Blended Satellite and Ground Precipitation Measurements Over the Philippines

The Philippines is an archipelago that receives huge amount of precipitation that varies significantly with the season and location. However, due to sparse synoptic stations in the country, there is inadequate representation of precipitation in some areas. This study analyzed the inter-relationship between available ground and satellite-based measurements and demonstrate a method to blend these data to better represent precipitation in the country.

The study utilized synoptic station measurements from PAGASA and satellite precipitation products from TRMM and GPM. Comparison between station and satellite measurements show that these data agree well at the monthly timescale. Satellite products are prone to ground measurement mismatch at the daily scale. These results may be attributed to the synoptic scale representation of the ground data.

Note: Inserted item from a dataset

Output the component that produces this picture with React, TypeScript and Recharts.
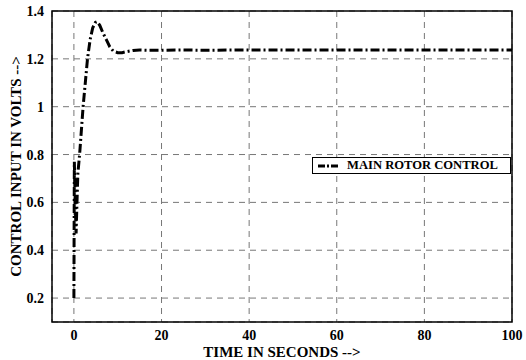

Precipitation data from a dense rain gauge network were then used to complement synoptic measurements and capture mesoscale variations. Results showed that as the rain gauge is situated farther from the synoptic station, the agreement between their measurements decreases. Because of this relationship, inverse distance weighting (IDW) was done to combine rain gauge measurements representative of precipitation in a 0.1° cell. IDW values were found to correlate well (r = 0.58 to 0.97) with the overlapping synoptic station measurements inside the cell.

Regression kriging was done to combine ground (IDW values) and satellite (GPM) precipitation measurements. The blended product provides a more detailed monthly precipitation over the country showing least difference to GPM for the months February to May. Compared to GPM, higher precipitation values were observed from the fused product in places with dense rain gauges. In contrast, lower precipitation values were observed from the fused product in places of higher altitude with few rain gauges. The fused product at daily timescales showed a general increase in precipitation with respect to GPM, improving on the countrywide satellite product underestimation. This study successfully demonstrated that by combining satellite with ground data, a better representation of precipitation is achieved.